The governance friction within the Bai Hira Bai Trust poses a clear risk of operational paralysis and reputational damage. The central accusation of "maladministration" and "blatant violation" by a former trustee, regardless of Mistry's motives, undermines the trust's integrity. For institutions like Tata Trusts, where public confidence is crucial for their philanthropic mission, such disputes can erode trust among those they serve, donors, and the public. The strict, faith-based rules from the 1923 Trust Deed, while historically significant, now present a considerable weakness. These rules, if applied strictly, can narrow the pool of eligible trustees, potentially reducing diverse viewpoints and impeding the institution's ability to adapt to changing needs. Moreover, past internal disputes within Tata Trusts regarding board representation and leadership hint at a pattern where governance disagreements can grow, causing ongoing instability. This current challenge could set a precedent encouraging similar challenges to other legacy trusts with similar historical requirements, complicating future leadership planning and continued operations.

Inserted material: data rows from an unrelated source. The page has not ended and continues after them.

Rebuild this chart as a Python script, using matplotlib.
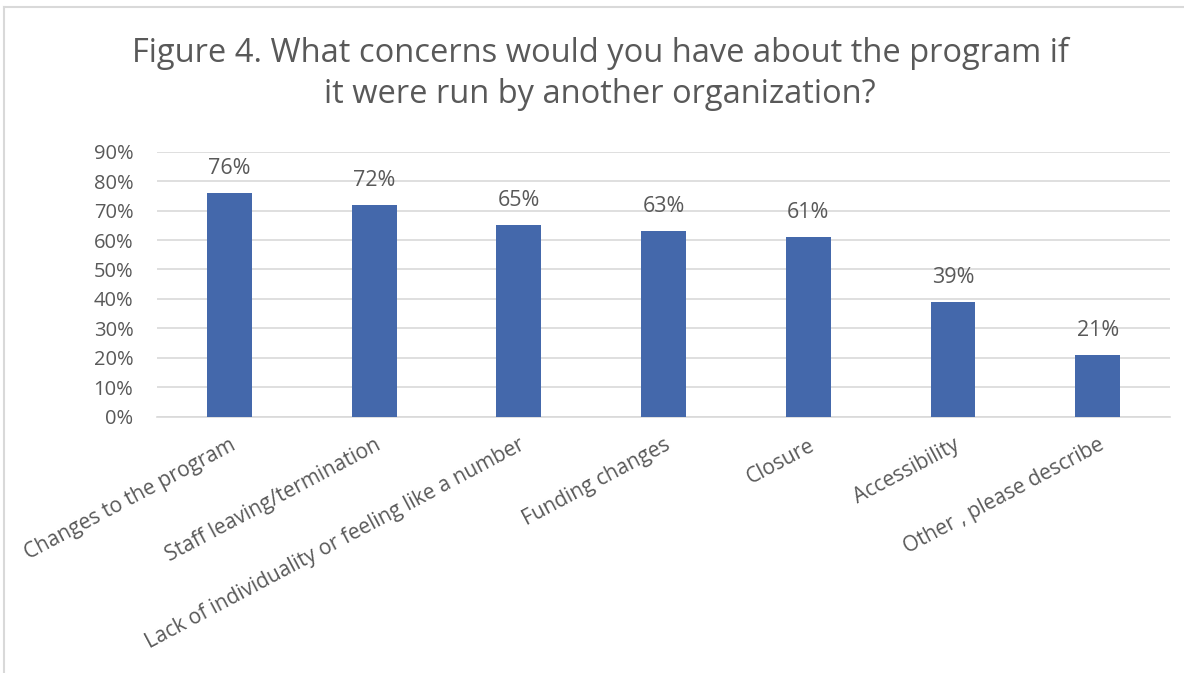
import matplotlib
matplotlib.use("Agg")
import matplotlib.pyplot as plt
from matplotlib.lines import Line2D
from matplotlib.ticker import FuncFormatter

categories = ["Changes to the program", "Staff leaving/termination",
              "Lack of individuality or feeling like a number", "Funding changes",
              "Closure", "Accessibility", "Other , please describe"]
values = [0.76, 0.72, 0.65, 0.63, 0.61, 0.39, 0.21]
yticks = [0, 0.1, 0.2, 0.3, 0.4, 0.5, 0.6, 0.7, 0.8, 0.9]
title = "Figure 4. What concerns would you have about the program if\nit were run by another organization?"

plt.rcParams['font.family'] = ['Open Sans', 'DejaVu Sans']
TXT = "#595959"
GRID = "#d9d9d9"
BAR = "#4468ab"

fig = plt.figure(figsize=(11.84, 6.73), dpi=100)
ax = fig.add_axes([0.1326, 0.3808, 0.8556, 0.3938])

x = list(range(len(categories)))
ax.bar(x, values, width=0.31, color=BAR, zorder=3)
for xi, v in zip(x, values):
    ax.text(xi, v + 0.047, f"{round(v*100):.0f}%", ha="center", va="bottom",
            fontsize=15.5, color=TXT)

ax.set_xlim(-0.5, len(categories) - 0.5)
ax.set_ylim(0, 0.9)
ax.set_yticks(yticks)
ax.yaxis.set_major_formatter(FuncFormatter(lambda v, p: f"{round(v*100):.0f}%"))
ax.grid(axis="y", color=GRID, linewidth=1.2, zorder=0)
for s in ["top", "right", "left"]:
    ax.spines[s].set_visible(False)
ax.spines["bottom"].set_color(GRID)
ax.spines["bottom"].set_linewidth(1.2)
ax.tick_params(axis="y", length=0, labelsize=14.5, labelcolor=TXT, pad=17)
ax.tick_params(axis="x", length=0, labelsize=15, labelcolor=TXT, pad=13)
ax.set_xticks(x)
ax.set_xticklabels(categories, rotation=28, ha="right", rotation_mode="anchor")

fig.text(0.507, 0.945, title, ha="center", va="top", fontsize=23.5, color=TXT,
         linespacing=1.3)

# chart border (light gray)
fig.add_artist(Line2D([0.0035, 0.0035], [0, 0.99], transform=fig.transFigure,
                      color=GRID, linewidth=1.5))
fig.add_artist(Line2D([0.0035, 1.0], [0.99, 0.99], transform=fig.transFigure,
                      color=GRID, linewidth=1.5))

fig.savefig("out.png", dpi=100, facecolor="white")
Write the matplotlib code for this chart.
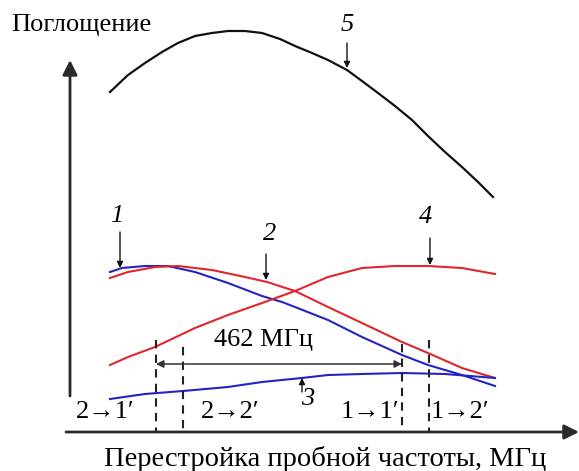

Future of Philanthropic Governance

India's philanthropic sector is growing strongly, with a clear trend toward more strategic planning and better governance. As family offices and newer generations of philanthropists focus more on measurable, long-term impact and professional oversight, established institutions like Tata Trusts face increasing pressure to update their governance. The Bai Hira Bai Trust dispute serves as a clear warning that deeply rooted, old governance structures, while historically significant, can become major drawbacks. The future success of these philanthropic organizations may depend on their ability to balance honoring their founding documents with adopting modern principles of diversity, transparency, and adaptable governance. Without active reform and a commitment to bridging historical requirements with current realities, these institutions risk facing continued legal challenges and diminished effectiveness and public reputation.